St. John Paul II then asks a question, “Is capitalism a path to economic and civil progress?”:
“If by “capitalism” is meant an economic system which recognizes the fundamental and positive role of business, the market, private property and the resulting responsibility for the means of production, as well as free human creativity in the economic sector, then the answer is certainly in the affirmative, even though it would perhaps be more appropriate to speak of a “business economy”, “market economy” or simply “free economy”. But if by “capitalism” is meant a system in which freedom in the economic sector is not circumscribed within a strong juridical framework which places it at the service of human freedom in its totality, and which sees it as a particular aspect of that freedom, the core of which is ethical and religious, then the reply is certainly negative.”
Note the phrase “ethical and religious core.”
Socialists (whether Communists, National Socialists, Fascists, Socialists, Democratic Socialists, Progressives, etc.) violently oppose a Christian ethical and religious core.
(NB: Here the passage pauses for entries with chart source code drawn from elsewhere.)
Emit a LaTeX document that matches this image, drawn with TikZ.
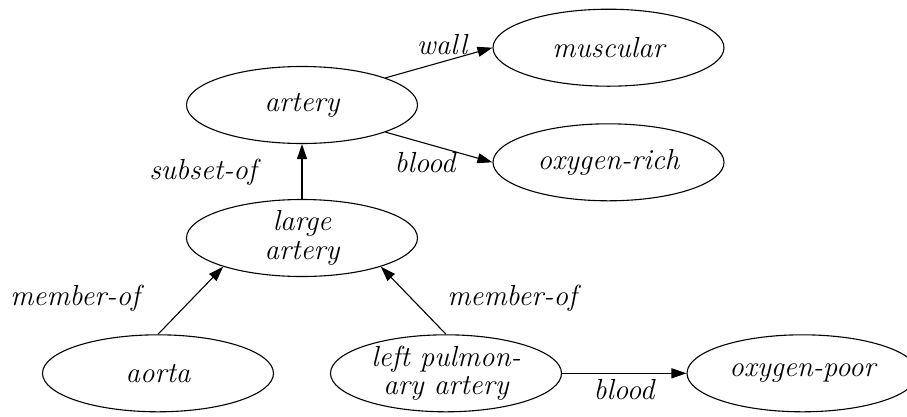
\documentclass[tikz,border=0pt]{standalone}
\usetikzlibrary{arrows.meta,shapes.geometric}
\begin{document}
\begin{tikzpicture}[x=1pt,y=-1pt,
  txt/.style={font=\fontsize{29}{28.5}\selectfont\itshape, align=center, inner sep=0pt},
  concept/.style={draw, ellipse, line width=1.1pt, inner sep=0pt,
    minimum width=231pt, minimum height=77pt},
  rel/.style={draw, line width=1.1pt, -{Triangle[length=15pt,width=10pt]}}]
  \useasboundingbox (0,0) rectangle (907,416);

  % concepts
  \node[concept, label={[txt]center:muscular}] (mus) at (608.5,47.7) {};
  \node[concept, label={[txt]center:artery}] (art) at (302,105) {};
  \node[concept, label={[txt]center:oxygen-rich}] (rich) at (608.5,162.3) {};
  \node[concept, label={[txt]center:large\\artery}] (large) at (302,238) {};
  \node[concept, label={[txt]center:aorta}] (aorta) at (158,373.3) {};
  \node[concept, label={[txt]center:left pulmon-\\ary artery}] (lpa) at (446,373.3) {};
  \node[concept, label={[txt]center:oxygen-poor}] (poor) at (802.5,373.3) {};

  % relations
  \draw[rel] (art.18) -- (mus.west);
  \draw[rel] (art.-18) -- (rich.west);
  \draw[rel] (large.north) -- (art.south);
  \draw[rel] (aorta.north) -- (large.200);
  \draw[rel] (lpa.north) -- (large.-20);
  \draw[rel] (lpa.east) -- (poor.west);

  % relation names
  \node[txt] (lwall) at (442,45) {wall};
  \node[txt] (lblood1) at (425,163) {blood};
  \node[txt] (lsub) at (203,172) {subset-of};
  \node[txt] (lmem1) at (75,298) {member-of};
  \node[txt] (lmem2) at (512,298) {member-of};
  \node[txt] (lblood2) at (624,390) {blood};
\end{tikzpicture}
\end{document}
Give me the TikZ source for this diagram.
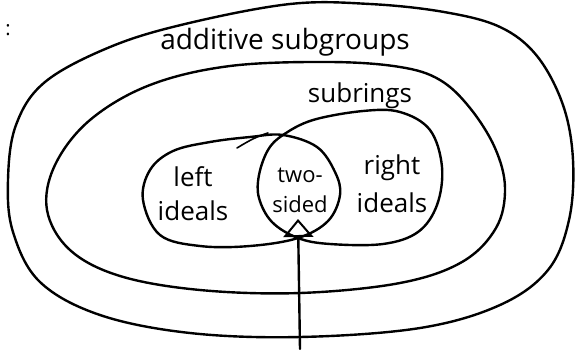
\documentclass[tikz,border=0pt]{standalone}
\usepackage{fontspec}
\setmainfont{Open Sans}
\usetikzlibrary{arrows.meta}
\tikzset{
  pen/.style={line width=2.4pt, line cap=round, line join=round, black},
  lbl/.style={inner sep=0pt, align=center, text=black},
}
\begin{document}
\begin{tikzpicture}[x=1pt,y=-1pt]
\useasboundingbox (0,0) rectangle (581,349);
% outer: additive subgroups
\draw[pen] plot[smooth cycle, tension=0.6] coordinates {
 (290,4) (370,4) (444,12) (500,27) (537,56) (563,105) (573,160) (569,220)
 (548,270) (500,305) (420,328) (300,337) (190,333) (100,315) (40,282)
 (13,232) (8,180) (16,125) (45,82) (110,47) (185,24)};
% inner: subrings
\draw[pen] plot[smooth cycle, tension=0.6] coordinates {
 (330,62) (400,67) (440,80) (470,108) (495,148) (505,188) (496,228)
 (462,262) (400,283) (300,293) (200,290) (120,276) (70,250) (47,210)
 (55,165) (90,120) (150,85) (230,66)};
% left ideals
\draw[pen] plot[smooth cycle, tension=0.6] coordinates {
 (143,200) (150,170) (173,151) (210,142) (250,137) (283,135) (317,147)
 (335,172) (340,195) (328,221) (298,238) (250,246) (200,246) (160,235)};
\draw[pen, line width=1.6pt] (237,148) .. controls (250,140) and (258,136) .. (268,133);
% right ideals
\draw[pen] plot[smooth cycle, tension=0.6] coordinates {
 (259,175) (268,150) (283,135) (313,120) (363,111) (400,112) (430,130)
 (442,167) (437,205) (418,232) (383,244) (330,244) (298,238) (272,222)
 (259,198)};
% labels
\node[lbl, font=\fontsize{28}{30}\selectfont] (addsub) at (285,42) {additive subgroups};
\node[lbl, font=\fontsize{26}{28}\selectfont] (subr) at (360,96) {subrings};
\node[lbl, font=\fontsize{26}{34}\selectfont] (left) at (193,194) {left\\ideals};
\node[lbl, font=\fontsize{22}{30}\selectfont] (two) at (300,190) {two-\\sided};
\node[lbl, font=\fontsize{26}{38}\selectfont] (right) at (392,184) {right\\ideals};
\node[lbl, font=\fontsize{20}{22}\selectfont] (colon) at (8,30) {:};
% arrow to two-sided ideals
\coordinate (tip) at (298,219);
\coordinate (foot) at (300,349);
\draw[pen, -{Triangle[open, length=18pt, width=30pt, line width=2pt]}] (foot) -- (tip);
\end{tikzpicture}
\end{document}
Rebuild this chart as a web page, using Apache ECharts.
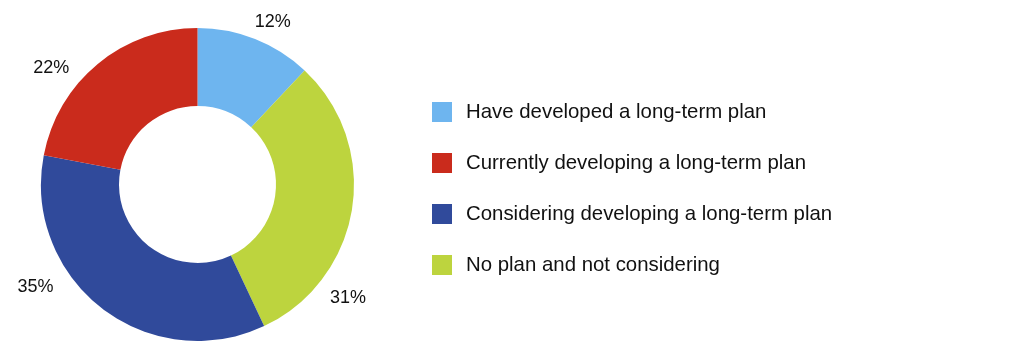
<!DOCTYPE html>
<html><head><meta charset="utf-8">
<script src="https://cdn.jsdelivr.net/npm/echarts@6/dist/echarts.min.js"></script>
<style>html,body{margin:0;padding:0;background:#fff}#c{width:1024px;height:355px}</style>
</head><body><div id="c"></div>
<script>
// Slice order (clockwise from top)
const categories = ["Have developed a long-term plan", "No plan and not considering", "Considering developing a long-term plan", "Currently developing a long-term plan"];
const values = [12, 31, 35, 22];
const legendOrder = ["Have developed a long-term plan", "Currently developing a long-term plan", "Considering developing a long-term plan", "No plan and not considering"];
const colors = ["#6EB5EF", "#BDD43E", "#304A9B", "#CA2B1C"];
const labelOffsets = [[-4, -8], [-32, 87], [-42, -29], [-22, 12]];

const chart = echarts.init(document.getElementById('c'), null, {renderer: 'canvas'});
chart.setOption({
  animation: false,
  backgroundColor: '#fff',
  textStyle: {fontFamily: 'Liberation Sans, Arial, sans-serif'},
  legend: {
    orient: 'vertical', left: 432, top: 102, padding: 0,
    data: legendOrder, icon: 'rect', itemWidth: 20, itemHeight: 20, itemGap: 31,
    textStyle: {fontSize: 20.4, color: '#111', padding: [0, 0, 0, 9], fontFamily: 'Liberation Sans, Arial, sans-serif'}
  },
  series: [{
    type: 'pie', center: [197.5, 184.5], radius: [78.5, 156.5],
    startAngle: 90, clockwise: true, avoidLabelOverlap: false,
    label: {show: true, position: 'outside', formatter: '{c}%', fontSize: 18, color: '#111', distanceToLabelLine: 0,
      fontFamily: 'Liberation Sans, Arial, sans-serif'},
    labelLine: {show: false, length: 10, length2: 0},
    emphasis: {disabled: true},
    data: categories.map((n, i) => ({name: n, value: values[i], itemStyle: {color: colors[i]}, label: {offset: labelOffsets[i]}}))
  }]
});
</script></body></html>
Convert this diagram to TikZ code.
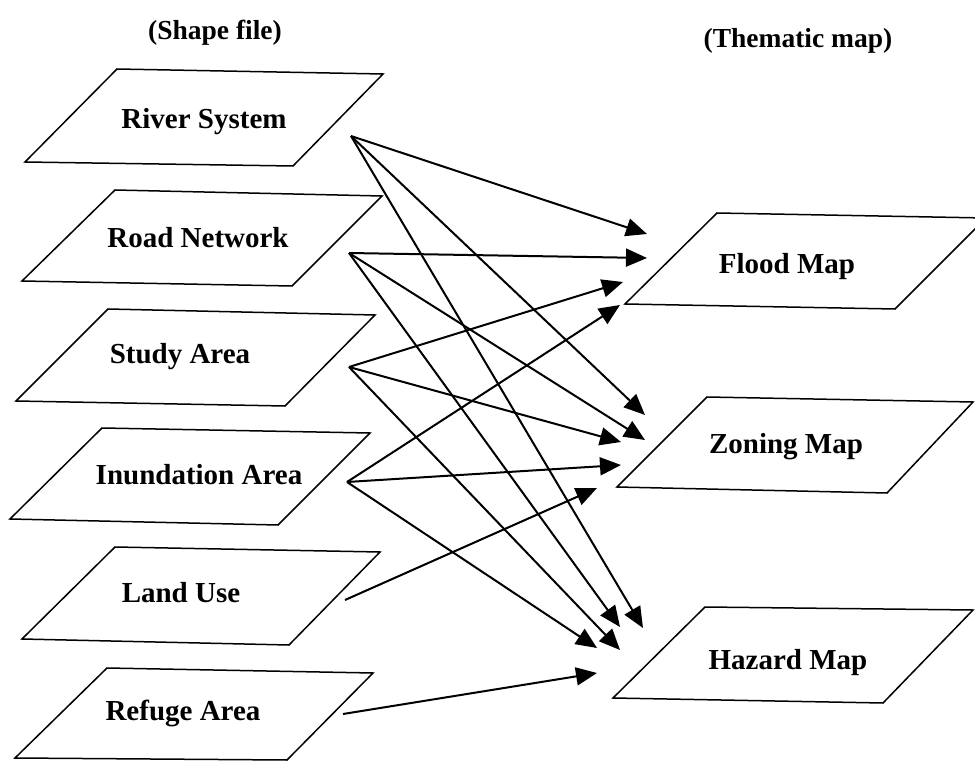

Christians believe that God is King, Socialists believe the State is King. Christian Socialists who believe both are merely providing aid and comfort to Socialism.
In practice, Socialism (in politics, education and entertainment) produces: class hatred, racial hatred, quack science, eco-worship, central planning, poverty, persecution, sexual confusion, failing schools, and soul-destroying propaganda.
Thomas Sowell, a Marine vet, author and economist, had something to say about that:
“Many of the seemingly compassionate policies promoted by the progressives in recent years — whether in economics or in education — have had outcomes the opposite of what was expected. One of the tragedies of our times is that so many people judge by rhetoric, rather than by results.”